-- Task directions --
Copy everything in the listing below word for word, apart from any images.

--- start of Information supplied ---

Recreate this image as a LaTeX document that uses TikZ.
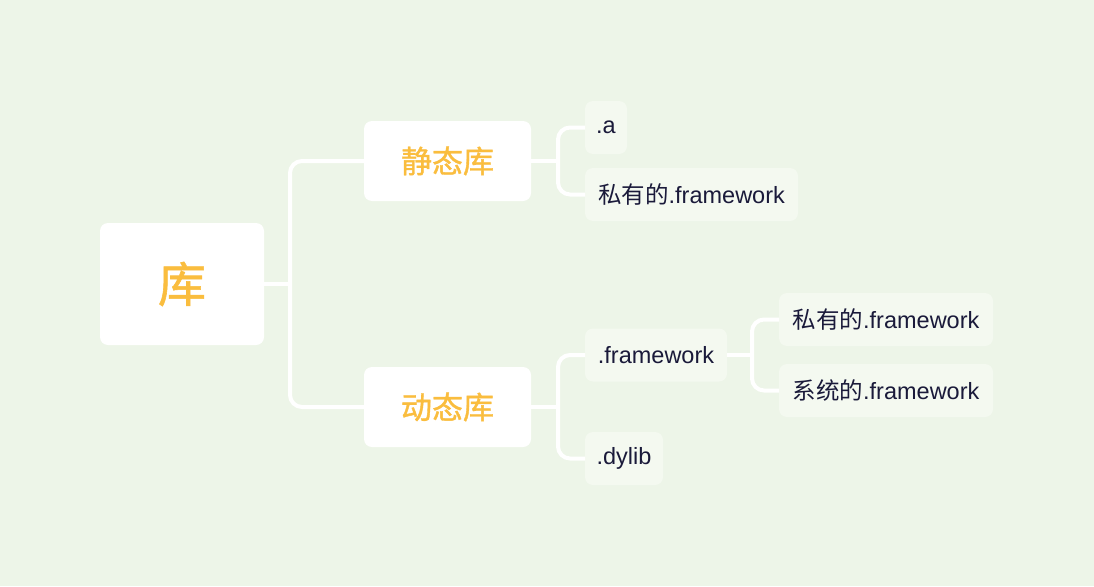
\documentclass[tikz,border=0pt]{standalone}
\usepackage{fontspec}
\setmainfont{Liberation Sans}
\newfontfamily\cjk{Noto Sans CJK SC}
\newfontfamily\cjkmid[FakeBold=1.2]{Noto Sans CJK SC}
\usetikzlibrary{positioning}
\definecolor{mybg}{RGB}{237,245,232}
\definecolor{myleaf}{RGB}{244,249,240}
\definecolor{myorange}{RGB}{250,189,62}
\definecolor{myink}{RGB}{26,26,58}
\tikzset{
libmappic/.style={
  x=1pt,y=-1pt
    ,inner sep=0pt
    ,outer sep=0pt
}
,box/.style={rounded corners=8pt,fill=white,align=center}
,rootbox/.style={box,minimum width=164pt,minimum height=122pt
  ,font={\cjkmid\fontsize{48}{48}\selectfont\color{myorange}}}
,kindbox/.style={box,minimum width=167pt,minimum height=80pt
  ,font={\cjkmid\fontsize{31}{31}\selectfont\color{myorange}}}
,leaf/.style={box,fill=myleaf,minimum height=53pt
  ,font={\fontsize{23.5}{23.5}\selectfont\color{myink}}}
,conn/.style={draw=white,line width=4pt,rounded corners=12pt}
}

\begin{document}
\begin{tikzpicture}[libmappic]
  \fill[mybg] (0,0) rectangle (1094,586);
  % root
  \node[rootbox] (lib) at (182,284) {库};
  % kinds
  \node[kindbox] (static) at (447.5,161) {静态库};
  \node[kindbox] (dynamic) at (447.5,407) {动态库};
  % static leaves
  \node[leaf,minimum width=42pt] (sa) at (606,127.5) {.a};
  \node[leaf,minimum width=213pt] (sfw) at (691.5,194.5) {{\cjk 私有的}.framework};
  % dynamic leaves
  \node[leaf,minimum width=142pt] (dfw) at (656,355) {.framework};
  \node[leaf,minimum width=78pt] (ddylib) at (624,458.5) {.dylib};
  \node[leaf,minimum width=214pt] (dpriv) at (886,319.5) {{\cjk 私有的}.framework};
  \node[leaf,minimum width=214pt] (dsys) at (886,390.5) {{\cjk 系统的}.framework};
  % joints
  \coordinate[right=26pt of lib] (libj);
  \coordinate[right=27pt of static] (staticj);
  \coordinate[right=27pt of dynamic] (dynamicj);
  \coordinate[right=25pt of dfw] (dfwj);
  % connectors
  \draw[conn] (lib.east) -- (libj);
  \draw[conn] (libj) |- (static.west);
  \draw[conn] (libj) |- (dynamic.west);
  \draw[conn] (static.east) -- (staticj);
  \draw[conn] (staticj) |- (sa.west);
  \draw[conn] (staticj) |- (sfw.west);
  \draw[conn] (dynamic.east) -- (dynamicj);
  \draw[conn] (dynamicj) |- (dfw.west);
  \draw[conn] (dynamicj) |- (ddylib.west);
  \draw[conn] (dfw.east) -- (dfwj);
  \draw[conn] (dfwj) |- (dpriv.west);
  \draw[conn] (dfwj) |- (dsys.west);
\end{tikzpicture}
\end{document}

--- end of Information supplied ---

-- Problem solution --
Recreate this image as a LaTeX document that uses TikZ.
\documentclass[tikz,border=0pt]{standalone}
\usepackage{fontspec}
\setmainfont{Liberation Sans}
\newfontfamily\cjk{Noto Sans CJK SC}
\newfontfamily\cjkmid[FakeBold=1.2]{Noto Sans CJK SC}
\usetikzlibrary{positioning}
\definecolor{mybg}{RGB}{237,245,232}
\definecolor{myleaf}{RGB}{244,249,240}
\definecolor{myorange}{RGB}{250,189,62}
\definecolor{myink}{RGB}{26,26,58}
\tikzset{
libmappic/.style={
  x=1pt,y=-1pt
    ,inner sep=0pt
    ,outer sep=0pt
}
,box/.style={rounded corners=8pt,fill=white,align=center}
,rootbox/.style={box,minimum width=164pt,minimum height=122pt
  ,font={\cjkmid\fontsize{48}{48}\selectfont\color{myorange}}}
,kindbox/.style={box,minimum width=167pt,minimum height=80pt
  ,font={\cjkmid\fontsize{31}{31}\selectfont\color{myorange}}}
,leaf/.style={box,fill=myleaf,minimum height=53pt
  ,font={\fontsize{23.5}{23.5}\selectfont\color{myink}}}
,conn/.style={draw=white,line width=4pt,rounded corners=12pt}
}

\begin{document}
\begin{tikzpicture}[libmappic]
  \fill[mybg] (0,0) rectangle (1094,586);
  % root
  \node[rootbox] (lib) at (182,284) {库};
  % kinds
  \node[kindbox] (static) at (447.5,161) {静态库};
  \node[kindbox] (dynamic) at (447.5,407) {动态库};
  % static leaves
  \node[leaf,minimum width=42pt] (sa) at (606,127.5) {.a};
  \node[leaf,minimum width=213pt] (sfw) at (691.5,194.5) {{\cjk 私有的}.framework};
  % dynamic leaves
  \node[leaf,minimum width=142pt] (dfw) at (656,355) {.framework};
  \node[leaf,minimum width=78pt] (ddylib) at (624,458.5) {.dylib};
  \node[leaf,minimum width=214pt] (dpriv) at (886,319.5) {{\cjk 私有的}.framework};
  \node[leaf,minimum width=214pt] (dsys) at (886,390.5) {{\cjk 系统的}.framework};
  % joints
  \coordinate[right=26pt of lib] (libj);
  \coordinate[right=27pt of static] (staticj);
  \coordinate[right=27pt of dynamic] (dynamicj);
  \coordinate[right=25pt of dfw] (dfwj);
  % connectors
  \draw[conn] (lib.east) -- (libj);
  \draw[conn] (libj) |- (static.west);
  \draw[conn] (libj) |- (dynamic.west);
  \draw[conn] (static.east) -- (staticj);
  \draw[conn] (staticj) |- (sa.west);
  \draw[conn] (staticj) |- (sfw.west);
  \draw[conn] (dynamic.east) -- (dynamicj);
  \draw[conn] (dynamicj) |- (dfw.west);
  \draw[conn] (dynamicj) |- (ddylib.west);
  \draw[conn] (dfw.east) -- (dfwj);
  \draw[conn] (dfwj) |- (dpriv.west);
  \draw[conn] (dfwj) |- (dsys.west);
\end{tikzpicture}
\end{document}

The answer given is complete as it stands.